Job => Within the material below, transcribe exactly the lines from the one holding "Rebuild this chart" through the one holding "const FS = 13;", keeping both ends and skipping the rest.

Listed entries =>

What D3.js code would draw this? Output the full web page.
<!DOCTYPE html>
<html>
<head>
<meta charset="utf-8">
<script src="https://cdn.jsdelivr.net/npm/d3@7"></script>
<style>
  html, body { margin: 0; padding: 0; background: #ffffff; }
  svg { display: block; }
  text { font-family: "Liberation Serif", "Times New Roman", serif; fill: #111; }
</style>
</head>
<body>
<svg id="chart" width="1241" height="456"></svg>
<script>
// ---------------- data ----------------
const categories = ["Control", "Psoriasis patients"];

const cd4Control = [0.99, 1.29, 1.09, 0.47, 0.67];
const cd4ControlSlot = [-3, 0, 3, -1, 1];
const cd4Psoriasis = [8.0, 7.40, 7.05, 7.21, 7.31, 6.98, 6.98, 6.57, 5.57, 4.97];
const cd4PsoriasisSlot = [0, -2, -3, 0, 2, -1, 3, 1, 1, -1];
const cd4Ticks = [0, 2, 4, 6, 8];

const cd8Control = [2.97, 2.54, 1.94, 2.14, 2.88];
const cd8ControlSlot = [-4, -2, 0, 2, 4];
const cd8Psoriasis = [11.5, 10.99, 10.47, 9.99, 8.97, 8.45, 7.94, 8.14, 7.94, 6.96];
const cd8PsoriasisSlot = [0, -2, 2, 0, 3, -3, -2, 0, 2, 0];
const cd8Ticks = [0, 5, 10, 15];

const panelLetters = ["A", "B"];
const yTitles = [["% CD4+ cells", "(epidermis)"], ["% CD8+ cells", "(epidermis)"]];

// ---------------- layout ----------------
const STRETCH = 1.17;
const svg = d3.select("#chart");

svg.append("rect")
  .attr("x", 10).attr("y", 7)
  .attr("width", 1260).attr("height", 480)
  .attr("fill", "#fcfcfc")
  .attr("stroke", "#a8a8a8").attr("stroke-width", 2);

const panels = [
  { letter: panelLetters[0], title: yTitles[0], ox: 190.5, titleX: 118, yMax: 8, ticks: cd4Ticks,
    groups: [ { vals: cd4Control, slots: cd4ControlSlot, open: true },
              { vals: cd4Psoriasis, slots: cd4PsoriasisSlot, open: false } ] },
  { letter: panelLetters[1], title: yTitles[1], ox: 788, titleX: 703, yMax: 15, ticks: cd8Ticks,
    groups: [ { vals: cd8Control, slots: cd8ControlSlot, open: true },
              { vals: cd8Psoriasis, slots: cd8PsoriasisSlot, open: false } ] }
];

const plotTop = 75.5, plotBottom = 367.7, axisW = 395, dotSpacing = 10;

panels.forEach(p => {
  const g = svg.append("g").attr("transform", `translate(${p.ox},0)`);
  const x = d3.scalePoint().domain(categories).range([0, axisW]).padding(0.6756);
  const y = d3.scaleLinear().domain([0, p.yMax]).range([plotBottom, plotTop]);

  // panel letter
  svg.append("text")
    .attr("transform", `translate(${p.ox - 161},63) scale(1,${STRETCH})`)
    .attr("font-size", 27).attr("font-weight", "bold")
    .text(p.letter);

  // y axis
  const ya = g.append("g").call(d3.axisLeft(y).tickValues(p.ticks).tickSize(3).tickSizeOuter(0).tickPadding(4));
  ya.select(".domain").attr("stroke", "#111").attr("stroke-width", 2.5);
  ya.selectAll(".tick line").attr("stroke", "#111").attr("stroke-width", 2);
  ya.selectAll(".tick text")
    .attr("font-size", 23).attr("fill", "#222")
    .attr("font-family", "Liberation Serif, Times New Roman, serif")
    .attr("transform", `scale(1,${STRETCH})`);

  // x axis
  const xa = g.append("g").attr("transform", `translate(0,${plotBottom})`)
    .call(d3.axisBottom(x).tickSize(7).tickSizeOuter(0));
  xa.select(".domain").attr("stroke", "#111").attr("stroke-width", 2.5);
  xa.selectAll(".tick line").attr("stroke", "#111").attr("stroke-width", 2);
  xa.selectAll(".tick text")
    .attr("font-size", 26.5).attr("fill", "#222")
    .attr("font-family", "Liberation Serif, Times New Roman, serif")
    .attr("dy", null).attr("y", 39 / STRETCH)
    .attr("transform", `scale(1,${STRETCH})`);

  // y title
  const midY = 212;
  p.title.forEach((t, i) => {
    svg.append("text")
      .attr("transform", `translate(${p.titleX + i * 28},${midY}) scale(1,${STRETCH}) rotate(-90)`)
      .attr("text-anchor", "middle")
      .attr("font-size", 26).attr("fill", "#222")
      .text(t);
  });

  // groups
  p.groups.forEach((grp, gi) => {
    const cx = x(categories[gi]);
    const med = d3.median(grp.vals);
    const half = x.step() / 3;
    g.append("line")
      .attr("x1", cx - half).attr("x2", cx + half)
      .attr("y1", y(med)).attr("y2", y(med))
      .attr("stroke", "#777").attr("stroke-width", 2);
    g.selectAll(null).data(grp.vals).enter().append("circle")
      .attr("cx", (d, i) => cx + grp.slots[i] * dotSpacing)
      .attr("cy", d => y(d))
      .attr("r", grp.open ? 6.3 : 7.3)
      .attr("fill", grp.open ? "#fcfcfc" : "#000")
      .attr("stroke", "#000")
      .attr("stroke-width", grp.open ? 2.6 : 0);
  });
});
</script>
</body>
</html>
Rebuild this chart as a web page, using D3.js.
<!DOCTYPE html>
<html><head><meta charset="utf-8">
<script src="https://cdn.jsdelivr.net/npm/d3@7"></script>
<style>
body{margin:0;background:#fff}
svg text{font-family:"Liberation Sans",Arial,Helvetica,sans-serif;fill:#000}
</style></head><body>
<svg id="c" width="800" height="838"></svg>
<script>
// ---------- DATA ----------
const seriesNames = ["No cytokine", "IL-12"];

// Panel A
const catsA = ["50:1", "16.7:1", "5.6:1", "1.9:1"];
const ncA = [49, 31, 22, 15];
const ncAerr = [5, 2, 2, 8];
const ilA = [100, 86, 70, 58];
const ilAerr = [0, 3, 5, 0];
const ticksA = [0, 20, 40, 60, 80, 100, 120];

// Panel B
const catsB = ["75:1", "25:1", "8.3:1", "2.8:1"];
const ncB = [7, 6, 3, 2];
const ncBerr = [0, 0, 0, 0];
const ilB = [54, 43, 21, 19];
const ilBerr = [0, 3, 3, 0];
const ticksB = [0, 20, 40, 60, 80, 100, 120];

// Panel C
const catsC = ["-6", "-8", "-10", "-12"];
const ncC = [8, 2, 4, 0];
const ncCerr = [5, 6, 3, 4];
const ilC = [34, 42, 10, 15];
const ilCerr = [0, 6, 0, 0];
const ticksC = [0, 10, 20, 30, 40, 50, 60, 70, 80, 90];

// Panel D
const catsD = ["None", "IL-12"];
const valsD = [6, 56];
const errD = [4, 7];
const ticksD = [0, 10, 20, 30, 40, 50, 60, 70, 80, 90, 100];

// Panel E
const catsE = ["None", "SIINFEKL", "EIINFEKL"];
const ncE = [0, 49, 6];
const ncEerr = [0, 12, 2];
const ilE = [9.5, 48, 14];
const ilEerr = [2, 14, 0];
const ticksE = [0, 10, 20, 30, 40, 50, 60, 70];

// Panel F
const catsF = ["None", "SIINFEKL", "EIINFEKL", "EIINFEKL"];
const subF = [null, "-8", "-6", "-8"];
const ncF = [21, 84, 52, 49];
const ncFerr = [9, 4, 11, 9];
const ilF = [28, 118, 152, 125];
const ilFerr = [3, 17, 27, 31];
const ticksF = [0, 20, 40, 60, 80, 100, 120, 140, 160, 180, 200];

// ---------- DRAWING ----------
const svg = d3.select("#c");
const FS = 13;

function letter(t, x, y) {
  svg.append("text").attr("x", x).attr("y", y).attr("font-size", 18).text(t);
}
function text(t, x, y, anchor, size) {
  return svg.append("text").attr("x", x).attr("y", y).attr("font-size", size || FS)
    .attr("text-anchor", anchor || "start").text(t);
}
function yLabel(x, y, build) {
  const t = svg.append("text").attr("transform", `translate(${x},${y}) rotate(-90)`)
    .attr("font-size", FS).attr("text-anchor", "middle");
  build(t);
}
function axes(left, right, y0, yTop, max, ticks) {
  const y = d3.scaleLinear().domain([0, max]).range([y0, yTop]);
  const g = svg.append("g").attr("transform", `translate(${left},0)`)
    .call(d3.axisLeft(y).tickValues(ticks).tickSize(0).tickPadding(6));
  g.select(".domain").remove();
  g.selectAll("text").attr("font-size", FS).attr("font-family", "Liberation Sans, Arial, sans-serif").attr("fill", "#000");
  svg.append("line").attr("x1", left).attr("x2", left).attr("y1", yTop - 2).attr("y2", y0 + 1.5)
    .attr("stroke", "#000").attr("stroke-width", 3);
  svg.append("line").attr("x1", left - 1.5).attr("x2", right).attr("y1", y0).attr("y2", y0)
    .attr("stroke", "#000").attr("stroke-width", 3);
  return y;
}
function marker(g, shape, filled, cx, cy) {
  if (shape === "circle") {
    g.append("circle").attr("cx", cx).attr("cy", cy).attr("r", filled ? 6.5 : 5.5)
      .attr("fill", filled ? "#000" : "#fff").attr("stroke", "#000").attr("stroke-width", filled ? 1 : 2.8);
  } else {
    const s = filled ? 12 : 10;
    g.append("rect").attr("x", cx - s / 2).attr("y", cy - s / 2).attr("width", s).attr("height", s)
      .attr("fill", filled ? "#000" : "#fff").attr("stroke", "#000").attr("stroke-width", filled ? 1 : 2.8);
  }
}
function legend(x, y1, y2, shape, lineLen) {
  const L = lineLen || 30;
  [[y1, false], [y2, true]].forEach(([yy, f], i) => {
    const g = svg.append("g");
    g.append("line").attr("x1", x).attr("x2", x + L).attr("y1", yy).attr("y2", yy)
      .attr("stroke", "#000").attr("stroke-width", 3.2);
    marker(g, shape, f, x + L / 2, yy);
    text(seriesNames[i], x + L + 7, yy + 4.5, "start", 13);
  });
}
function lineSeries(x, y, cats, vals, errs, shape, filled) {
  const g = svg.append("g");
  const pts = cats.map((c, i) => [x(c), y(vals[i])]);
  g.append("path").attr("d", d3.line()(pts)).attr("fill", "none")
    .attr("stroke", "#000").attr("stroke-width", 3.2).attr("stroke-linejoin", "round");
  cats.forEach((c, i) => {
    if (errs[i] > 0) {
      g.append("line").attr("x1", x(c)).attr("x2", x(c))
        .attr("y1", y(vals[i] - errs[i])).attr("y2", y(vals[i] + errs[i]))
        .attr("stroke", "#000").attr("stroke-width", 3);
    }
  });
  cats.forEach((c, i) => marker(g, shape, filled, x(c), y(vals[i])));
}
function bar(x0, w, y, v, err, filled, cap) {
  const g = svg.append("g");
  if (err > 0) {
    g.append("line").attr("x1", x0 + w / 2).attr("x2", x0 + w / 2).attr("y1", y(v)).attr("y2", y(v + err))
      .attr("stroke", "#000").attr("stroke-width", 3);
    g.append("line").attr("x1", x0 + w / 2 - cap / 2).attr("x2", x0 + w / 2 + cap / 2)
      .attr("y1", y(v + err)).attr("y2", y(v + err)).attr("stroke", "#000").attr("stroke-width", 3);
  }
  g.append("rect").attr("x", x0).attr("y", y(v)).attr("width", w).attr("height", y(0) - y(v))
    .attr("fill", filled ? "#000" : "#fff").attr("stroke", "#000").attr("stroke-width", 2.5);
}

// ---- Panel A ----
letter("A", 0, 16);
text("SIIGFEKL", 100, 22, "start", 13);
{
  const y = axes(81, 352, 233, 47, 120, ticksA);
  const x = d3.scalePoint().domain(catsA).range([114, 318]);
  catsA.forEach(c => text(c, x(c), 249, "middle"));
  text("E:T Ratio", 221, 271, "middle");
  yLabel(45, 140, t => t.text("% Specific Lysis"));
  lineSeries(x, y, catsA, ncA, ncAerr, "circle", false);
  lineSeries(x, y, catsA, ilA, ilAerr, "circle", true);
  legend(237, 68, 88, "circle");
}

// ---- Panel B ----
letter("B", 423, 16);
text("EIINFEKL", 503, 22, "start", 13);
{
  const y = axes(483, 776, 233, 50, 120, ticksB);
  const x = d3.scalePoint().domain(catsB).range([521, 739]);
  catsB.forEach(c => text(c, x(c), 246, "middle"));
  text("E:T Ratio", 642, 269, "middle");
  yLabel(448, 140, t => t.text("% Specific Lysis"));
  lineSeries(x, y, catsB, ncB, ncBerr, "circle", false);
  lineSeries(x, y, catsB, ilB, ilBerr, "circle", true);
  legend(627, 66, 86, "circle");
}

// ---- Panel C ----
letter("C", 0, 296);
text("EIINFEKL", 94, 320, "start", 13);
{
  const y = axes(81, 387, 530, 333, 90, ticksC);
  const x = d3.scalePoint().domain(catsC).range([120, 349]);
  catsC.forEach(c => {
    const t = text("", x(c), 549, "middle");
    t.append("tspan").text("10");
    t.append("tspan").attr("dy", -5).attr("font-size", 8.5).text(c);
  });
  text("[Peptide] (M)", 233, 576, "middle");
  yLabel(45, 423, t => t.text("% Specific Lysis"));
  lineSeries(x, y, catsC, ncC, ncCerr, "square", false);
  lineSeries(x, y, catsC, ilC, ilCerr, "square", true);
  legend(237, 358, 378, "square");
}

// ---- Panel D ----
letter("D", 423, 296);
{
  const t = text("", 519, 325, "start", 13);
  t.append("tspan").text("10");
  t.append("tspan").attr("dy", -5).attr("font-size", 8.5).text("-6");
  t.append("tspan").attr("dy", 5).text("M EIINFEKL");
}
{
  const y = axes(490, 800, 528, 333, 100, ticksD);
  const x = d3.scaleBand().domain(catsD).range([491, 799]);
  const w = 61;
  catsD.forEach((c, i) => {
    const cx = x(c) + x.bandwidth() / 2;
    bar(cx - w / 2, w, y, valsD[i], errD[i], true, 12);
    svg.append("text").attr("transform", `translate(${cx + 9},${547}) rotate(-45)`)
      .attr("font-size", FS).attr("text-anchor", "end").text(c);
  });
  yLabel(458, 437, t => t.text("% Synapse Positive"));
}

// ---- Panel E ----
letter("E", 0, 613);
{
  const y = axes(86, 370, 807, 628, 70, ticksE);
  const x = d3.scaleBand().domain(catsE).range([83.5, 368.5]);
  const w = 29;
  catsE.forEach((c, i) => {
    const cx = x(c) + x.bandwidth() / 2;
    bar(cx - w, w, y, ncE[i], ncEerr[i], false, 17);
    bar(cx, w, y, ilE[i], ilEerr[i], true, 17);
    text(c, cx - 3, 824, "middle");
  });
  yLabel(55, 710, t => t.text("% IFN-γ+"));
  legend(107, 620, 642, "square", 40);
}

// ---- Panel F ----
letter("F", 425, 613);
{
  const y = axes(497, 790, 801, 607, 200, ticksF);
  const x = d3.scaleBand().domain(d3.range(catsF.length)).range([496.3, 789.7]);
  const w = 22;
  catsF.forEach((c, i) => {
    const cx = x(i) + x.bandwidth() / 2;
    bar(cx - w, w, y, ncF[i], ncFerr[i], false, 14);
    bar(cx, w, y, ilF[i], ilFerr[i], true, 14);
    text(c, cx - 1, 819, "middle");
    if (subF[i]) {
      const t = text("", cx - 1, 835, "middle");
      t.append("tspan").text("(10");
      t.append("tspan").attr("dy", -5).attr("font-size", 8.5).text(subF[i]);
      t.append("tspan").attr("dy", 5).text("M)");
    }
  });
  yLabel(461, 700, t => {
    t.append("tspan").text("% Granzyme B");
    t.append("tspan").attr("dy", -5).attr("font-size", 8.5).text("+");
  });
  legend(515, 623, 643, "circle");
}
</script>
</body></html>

Output of the task =>
Rebuild this chart as a web page, using D3.js.
<!DOCTYPE html>
<html><head><meta charset="utf-8">
<script src="https://cdn.jsdelivr.net/npm/d3@7"></script>
<style>
body{margin:0;background:#fff}
svg text{font-family:"Liberation Sans",Arial,Helvetica,sans-serif;fill:#000}
</style></head><body>
<svg id="c" width="800" height="838"></svg>
<script>
// ---------- DATA ----------
const seriesNames = ["No cytokine", "IL-12"];

// Panel A
const catsA = ["50:1", "16.7:1", "5.6:1", "1.9:1"];
const ncA = [49, 31, 22, 15];
const ncAerr = [5, 2, 2, 8];
const ilA = [100, 86, 70, 58];
const ilAerr = [0, 3, 5, 0];
const ticksA = [0, 20, 40, 60, 80, 100, 120];

// Panel B
const catsB = ["75:1", "25:1", "8.3:1", "2.8:1"];
const ncB = [7, 6, 3, 2];
const ncBerr = [0, 0, 0, 0];
const ilB = [54, 43, 21, 19];
const ilBerr = [0, 3, 3, 0];
const ticksB = [0, 20, 40, 60, 80, 100, 120];

// Panel C
const catsC = ["-6", "-8", "-10", "-12"];
const ncC = [8, 2, 4, 0];
const ncCerr = [5, 6, 3, 4];
const ilC = [34, 42, 10, 15];
const ilCerr = [0, 6, 0, 0];
const ticksC = [0, 10, 20, 30, 40, 50, 60, 70, 80, 90];

// Panel D
const catsD = ["None", "IL-12"];
const valsD = [6, 56];
const errD = [4, 7];
const ticksD = [0, 10, 20, 30, 40, 50, 60, 70, 80, 90, 100];

// Panel E
const catsE = ["None", "SIINFEKL", "EIINFEKL"];
const ncE = [0, 49, 6];
const ncEerr = [0, 12, 2];
const ilE = [9.5, 48, 14];
const ilEerr = [2, 14, 0];
const ticksE = [0, 10, 20, 30, 40, 50, 60, 70];

// Panel F
const catsF = ["None", "SIINFEKL", "EIINFEKL", "EIINFEKL"];
const subF = [null, "-8", "-6", "-8"];
const ncF = [21, 84, 52, 49];
const ncFerr = [9, 4, 11, 9];
const ilF = [28, 118, 152, 125];
const ilFerr = [3, 17, 27, 31];
const ticksF = [0, 20, 40, 60, 80, 100, 120, 140, 160, 180, 200];

// ---------- DRAWING ----------
const svg = d3.select("#c");
const FS = 13;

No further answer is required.